### [Collected data]
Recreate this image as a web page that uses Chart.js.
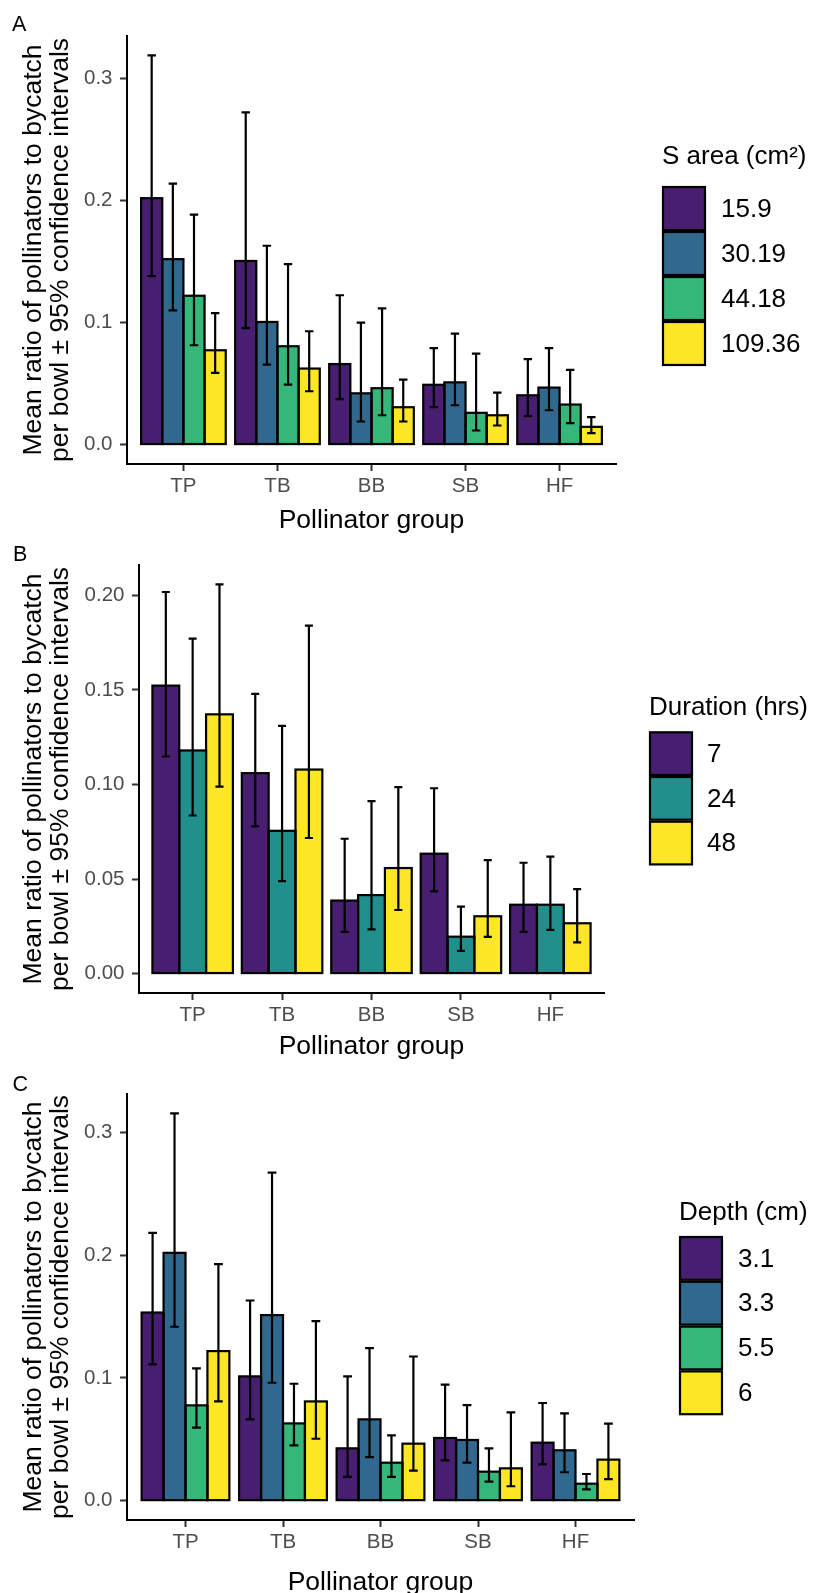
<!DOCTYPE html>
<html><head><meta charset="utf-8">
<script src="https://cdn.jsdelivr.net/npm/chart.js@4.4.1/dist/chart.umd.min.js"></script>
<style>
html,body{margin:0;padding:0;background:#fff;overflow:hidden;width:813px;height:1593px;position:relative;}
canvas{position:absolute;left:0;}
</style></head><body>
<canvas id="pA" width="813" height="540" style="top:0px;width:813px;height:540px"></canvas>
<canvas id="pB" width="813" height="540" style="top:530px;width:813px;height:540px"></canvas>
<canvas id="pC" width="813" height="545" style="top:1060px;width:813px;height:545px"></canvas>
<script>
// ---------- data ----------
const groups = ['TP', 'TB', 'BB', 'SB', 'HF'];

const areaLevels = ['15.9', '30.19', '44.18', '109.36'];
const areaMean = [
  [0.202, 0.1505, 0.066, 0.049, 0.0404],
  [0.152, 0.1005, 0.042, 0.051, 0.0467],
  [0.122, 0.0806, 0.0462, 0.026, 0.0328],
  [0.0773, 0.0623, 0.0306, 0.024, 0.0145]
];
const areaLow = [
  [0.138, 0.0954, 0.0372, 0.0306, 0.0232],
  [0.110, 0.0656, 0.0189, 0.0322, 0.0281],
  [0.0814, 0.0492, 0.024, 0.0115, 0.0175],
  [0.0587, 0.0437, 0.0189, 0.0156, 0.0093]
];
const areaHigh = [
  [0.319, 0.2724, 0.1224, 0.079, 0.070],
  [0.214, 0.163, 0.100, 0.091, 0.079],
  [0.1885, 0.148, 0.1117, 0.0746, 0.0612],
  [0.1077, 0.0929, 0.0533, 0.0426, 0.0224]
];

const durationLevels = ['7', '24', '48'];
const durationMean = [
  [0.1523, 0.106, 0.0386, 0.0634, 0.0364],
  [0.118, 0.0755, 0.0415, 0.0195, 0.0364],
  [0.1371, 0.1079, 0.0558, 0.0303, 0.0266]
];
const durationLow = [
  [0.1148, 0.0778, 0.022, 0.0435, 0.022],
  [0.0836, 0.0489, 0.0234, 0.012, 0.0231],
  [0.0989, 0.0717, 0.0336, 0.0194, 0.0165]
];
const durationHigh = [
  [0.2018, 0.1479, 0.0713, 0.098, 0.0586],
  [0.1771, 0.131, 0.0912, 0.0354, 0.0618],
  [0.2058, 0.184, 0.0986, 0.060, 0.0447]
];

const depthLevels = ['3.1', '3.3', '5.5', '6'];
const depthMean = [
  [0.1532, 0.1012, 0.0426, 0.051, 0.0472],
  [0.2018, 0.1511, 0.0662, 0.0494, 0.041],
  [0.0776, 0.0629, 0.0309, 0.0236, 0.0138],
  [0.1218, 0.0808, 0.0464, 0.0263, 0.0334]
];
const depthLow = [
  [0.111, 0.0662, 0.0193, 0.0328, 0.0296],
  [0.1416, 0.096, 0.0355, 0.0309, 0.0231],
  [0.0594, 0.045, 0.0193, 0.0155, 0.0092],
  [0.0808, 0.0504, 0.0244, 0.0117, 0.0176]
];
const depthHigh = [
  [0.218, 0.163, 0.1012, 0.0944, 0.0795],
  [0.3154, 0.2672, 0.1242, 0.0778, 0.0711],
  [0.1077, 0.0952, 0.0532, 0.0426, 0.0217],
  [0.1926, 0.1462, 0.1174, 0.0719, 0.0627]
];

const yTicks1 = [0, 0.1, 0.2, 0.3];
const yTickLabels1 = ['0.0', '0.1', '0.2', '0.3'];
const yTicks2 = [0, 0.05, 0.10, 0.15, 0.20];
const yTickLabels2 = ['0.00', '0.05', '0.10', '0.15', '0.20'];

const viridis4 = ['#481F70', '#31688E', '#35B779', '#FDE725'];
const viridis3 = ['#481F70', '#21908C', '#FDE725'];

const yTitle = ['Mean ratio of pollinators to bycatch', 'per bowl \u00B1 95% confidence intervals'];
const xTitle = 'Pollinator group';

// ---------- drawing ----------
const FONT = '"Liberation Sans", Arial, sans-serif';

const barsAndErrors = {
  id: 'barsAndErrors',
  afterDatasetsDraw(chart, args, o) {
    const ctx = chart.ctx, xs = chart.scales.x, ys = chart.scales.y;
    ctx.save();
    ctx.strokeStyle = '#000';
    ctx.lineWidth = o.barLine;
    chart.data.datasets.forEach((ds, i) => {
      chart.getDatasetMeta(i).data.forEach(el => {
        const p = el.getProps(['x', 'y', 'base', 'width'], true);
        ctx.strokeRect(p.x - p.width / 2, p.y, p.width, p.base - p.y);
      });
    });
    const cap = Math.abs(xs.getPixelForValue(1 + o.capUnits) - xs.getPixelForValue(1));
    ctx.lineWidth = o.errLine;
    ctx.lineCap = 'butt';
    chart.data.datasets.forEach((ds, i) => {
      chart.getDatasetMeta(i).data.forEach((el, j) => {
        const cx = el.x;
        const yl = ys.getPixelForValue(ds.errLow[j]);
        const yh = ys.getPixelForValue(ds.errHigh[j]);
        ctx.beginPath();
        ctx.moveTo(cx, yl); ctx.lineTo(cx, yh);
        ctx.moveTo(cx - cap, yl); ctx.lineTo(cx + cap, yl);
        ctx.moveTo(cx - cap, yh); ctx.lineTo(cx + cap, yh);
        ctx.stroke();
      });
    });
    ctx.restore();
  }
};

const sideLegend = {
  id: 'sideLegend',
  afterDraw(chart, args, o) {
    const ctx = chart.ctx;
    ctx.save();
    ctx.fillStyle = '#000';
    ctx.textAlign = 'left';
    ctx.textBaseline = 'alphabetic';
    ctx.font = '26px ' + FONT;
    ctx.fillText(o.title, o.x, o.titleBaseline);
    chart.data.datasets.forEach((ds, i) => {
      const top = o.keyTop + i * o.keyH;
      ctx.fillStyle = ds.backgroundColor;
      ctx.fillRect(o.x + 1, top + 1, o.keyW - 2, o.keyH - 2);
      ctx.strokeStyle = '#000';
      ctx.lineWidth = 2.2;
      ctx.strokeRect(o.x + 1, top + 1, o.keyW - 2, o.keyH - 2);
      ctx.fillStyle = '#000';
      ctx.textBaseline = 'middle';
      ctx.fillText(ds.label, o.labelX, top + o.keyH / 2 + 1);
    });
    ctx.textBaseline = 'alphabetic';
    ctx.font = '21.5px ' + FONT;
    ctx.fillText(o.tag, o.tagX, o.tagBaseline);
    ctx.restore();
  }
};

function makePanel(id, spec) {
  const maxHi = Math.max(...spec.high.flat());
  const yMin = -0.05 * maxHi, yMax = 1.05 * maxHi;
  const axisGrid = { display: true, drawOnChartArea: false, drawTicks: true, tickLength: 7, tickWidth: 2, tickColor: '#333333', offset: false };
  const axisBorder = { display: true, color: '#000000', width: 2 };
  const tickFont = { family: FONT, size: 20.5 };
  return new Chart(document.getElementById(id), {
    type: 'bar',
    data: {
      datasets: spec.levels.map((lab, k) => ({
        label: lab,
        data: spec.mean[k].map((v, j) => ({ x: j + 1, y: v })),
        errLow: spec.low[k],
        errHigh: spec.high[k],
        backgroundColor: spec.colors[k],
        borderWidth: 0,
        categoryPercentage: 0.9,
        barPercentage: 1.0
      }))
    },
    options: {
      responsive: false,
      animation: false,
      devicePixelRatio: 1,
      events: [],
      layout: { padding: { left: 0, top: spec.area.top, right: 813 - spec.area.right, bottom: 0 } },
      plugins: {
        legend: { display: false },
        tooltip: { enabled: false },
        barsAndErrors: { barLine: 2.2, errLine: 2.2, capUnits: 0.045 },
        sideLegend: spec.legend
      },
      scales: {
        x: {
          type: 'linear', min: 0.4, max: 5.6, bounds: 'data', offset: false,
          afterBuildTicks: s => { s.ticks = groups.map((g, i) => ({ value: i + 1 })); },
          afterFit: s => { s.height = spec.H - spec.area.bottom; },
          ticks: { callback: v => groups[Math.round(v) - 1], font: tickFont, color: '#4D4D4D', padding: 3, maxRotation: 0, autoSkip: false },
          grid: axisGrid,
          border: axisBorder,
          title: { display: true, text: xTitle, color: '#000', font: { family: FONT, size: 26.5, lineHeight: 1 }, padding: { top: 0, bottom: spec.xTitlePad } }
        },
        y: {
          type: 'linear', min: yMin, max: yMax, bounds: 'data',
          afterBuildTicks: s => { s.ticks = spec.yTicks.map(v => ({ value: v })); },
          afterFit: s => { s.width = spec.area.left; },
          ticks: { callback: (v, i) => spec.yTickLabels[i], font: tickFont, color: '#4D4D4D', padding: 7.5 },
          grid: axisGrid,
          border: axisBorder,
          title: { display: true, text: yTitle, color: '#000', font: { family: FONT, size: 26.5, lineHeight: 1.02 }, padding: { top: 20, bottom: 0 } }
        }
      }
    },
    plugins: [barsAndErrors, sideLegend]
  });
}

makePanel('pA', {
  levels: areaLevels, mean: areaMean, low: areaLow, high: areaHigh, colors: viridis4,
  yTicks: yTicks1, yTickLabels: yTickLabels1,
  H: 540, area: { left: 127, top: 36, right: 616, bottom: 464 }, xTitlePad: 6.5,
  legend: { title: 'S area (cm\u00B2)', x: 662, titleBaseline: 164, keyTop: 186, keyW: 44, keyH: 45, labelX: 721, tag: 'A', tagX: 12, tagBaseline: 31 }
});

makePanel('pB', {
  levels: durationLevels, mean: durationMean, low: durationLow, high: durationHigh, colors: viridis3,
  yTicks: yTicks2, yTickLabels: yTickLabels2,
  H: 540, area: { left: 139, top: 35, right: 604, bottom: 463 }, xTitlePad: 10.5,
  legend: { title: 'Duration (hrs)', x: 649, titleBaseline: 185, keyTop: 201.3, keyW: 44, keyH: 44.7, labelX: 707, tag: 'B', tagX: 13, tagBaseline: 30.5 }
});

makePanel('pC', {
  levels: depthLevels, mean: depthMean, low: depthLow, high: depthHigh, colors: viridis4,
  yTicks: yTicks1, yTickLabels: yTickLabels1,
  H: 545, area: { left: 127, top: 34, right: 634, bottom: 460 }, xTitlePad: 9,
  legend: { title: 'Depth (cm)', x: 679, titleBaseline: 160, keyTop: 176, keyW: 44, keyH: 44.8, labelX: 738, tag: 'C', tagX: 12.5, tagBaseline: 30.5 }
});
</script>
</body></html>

### [Required work]
Repeat the lines above, starting at the first and stopping after the line that holds "const groups = ['TP', 'TB', 'BB', 'SB', 'HF'];", with the pictures left out.

### [Task answer]
Recreate this image as a web page that uses Chart.js.
<!DOCTYPE html>
<html><head><meta charset="utf-8">
<script src="https://cdn.jsdelivr.net/npm/chart.js@4.4.1/dist/chart.umd.min.js"></script>
<style>
html,body{margin:0;padding:0;background:#fff;overflow:hidden;width:813px;height:1593px;position:relative;}
canvas{position:absolute;left:0;}
</style></head><body>
<canvas id="pA" width="813" height="540" style="top:0px;width:813px;height:540px"></canvas>
<canvas id="pB" width="813" height="540" style="top:530px;width:813px;height:540px"></canvas>
<canvas id="pC" width="813" height="545" style="top:1060px;width:813px;height:545px"></canvas>
<script>
// ---------- data ----------
const groups = ['TP', 'TB', 'BB', 'SB', 'HF'];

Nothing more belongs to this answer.